As much as we all regret the damage these priests have done, the only thing we can do now is recognize that there is a problem and take measures to keep it from happening again. In order to do that we need people like Cardinal Arinze who will not mince words or tolerate this kind of abuse.

As far as the homosexual issue goes, I think the church is very fair on the issue. All sex acts outside of marriage are condemned whether they be homosexual, heterosexual, with all of your friends or by yourself! It's not inherently wrong to have homosexual tendencies, it's your actions that cause the problem. Same with pre-marital sex or extra-marital sex. One might have a tendency towards these things but your actions are what counts.

Wheat allergy girl? I know only a little about this story. She can drink the blood of Christ and it's the same thing. Someone with an allergy to wheat and alcohol would be an interesting dilemma but I've never heard of such a thing.
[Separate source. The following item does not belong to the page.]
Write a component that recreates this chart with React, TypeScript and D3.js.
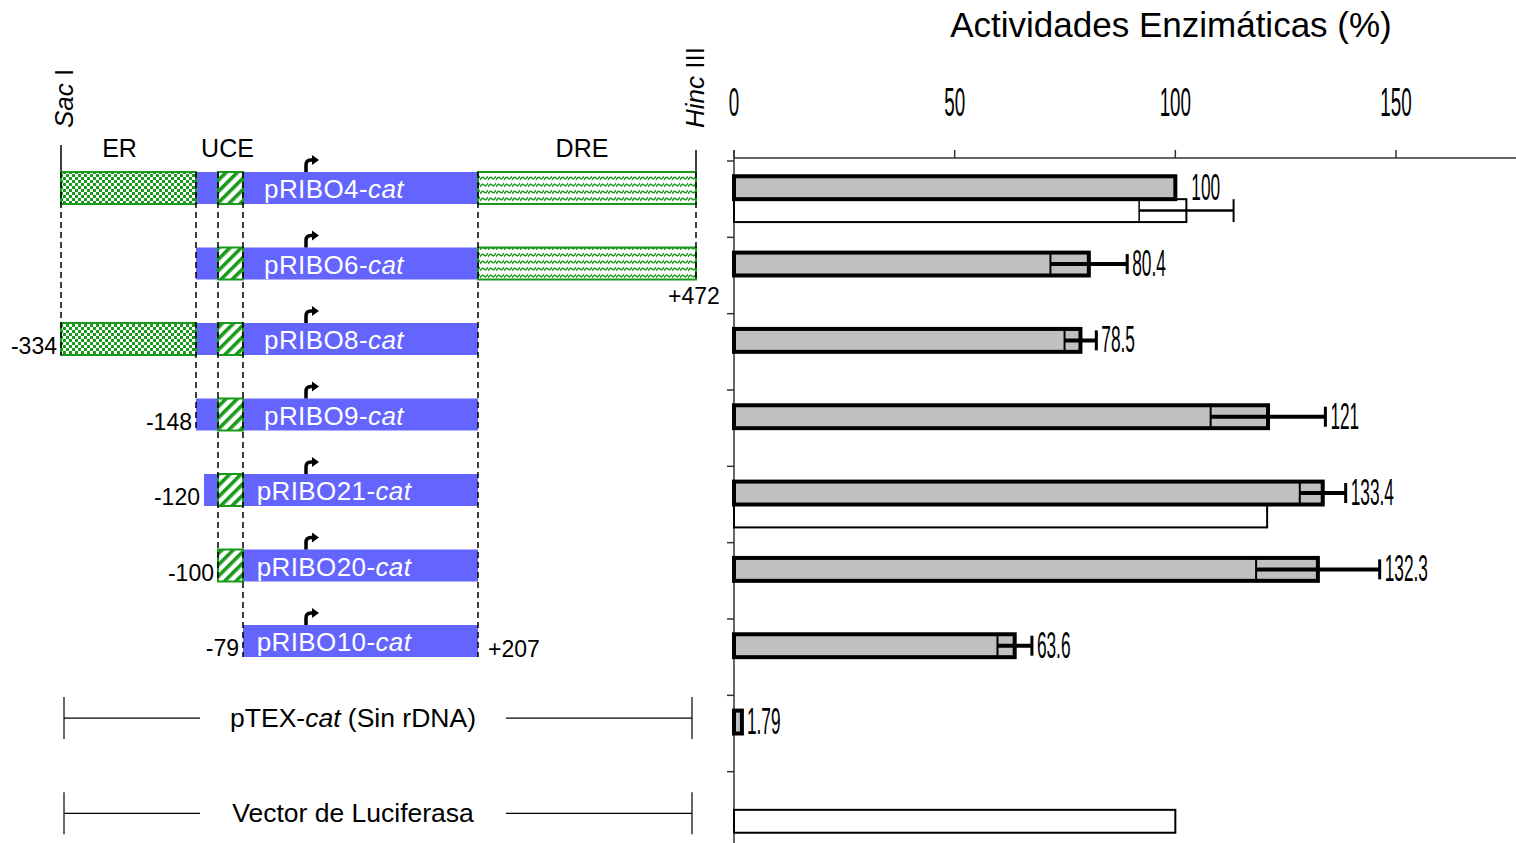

With regard to the Pope, remember he is just a man. He doesn't receive superhuman managerial skills once he becomes Pope. Also remember that the issue isn't so much the Pope ignoring the problem as the leadership of the Catholic Church in America ignoring the Pope. I think you and I would agree on the fact that some members of the clergy may need a trip to the woodshed.

Ragin Cajun said...
This comment has been removed by a blog administrator.
tm said...

The Holy Father has already addressed and continues to address the issues of the new century in his extensive writings which are available to anyone who wishes to read them. His series of general audience addresses known as the "Theology of the Body" and Christopher West's Explanation of the Theology of the Body, teach us about the dignity of the human person and the meaning of sexuality, both of which are sadly misunderstood in our secular culture. There are numerous other addresses, encyclicals, etc. published which address many other issues.

What I was trying to say in my first post is that if you want to understand how the Church is addressing the complicated issues of our times, read and prayerfully study the Pope's encyclicals and other writings in light of the Gospel, and you will begin to see how the beauty and truth of the Faith lives on, even amid the storms.

Remember, even Peter denied Christ three times. The Catholic Church has never claimed to be made up of perfect people. We are all sinners, but the joy of being a Christian is knowing His unending MERCY. Jesus said he came to call sinners and that sick people need a doctor, not those who are well. For those who know Christ the future is not bleak and hopeless, but full of joy and promise, because no matter how bad we may be sometimes, He is always good!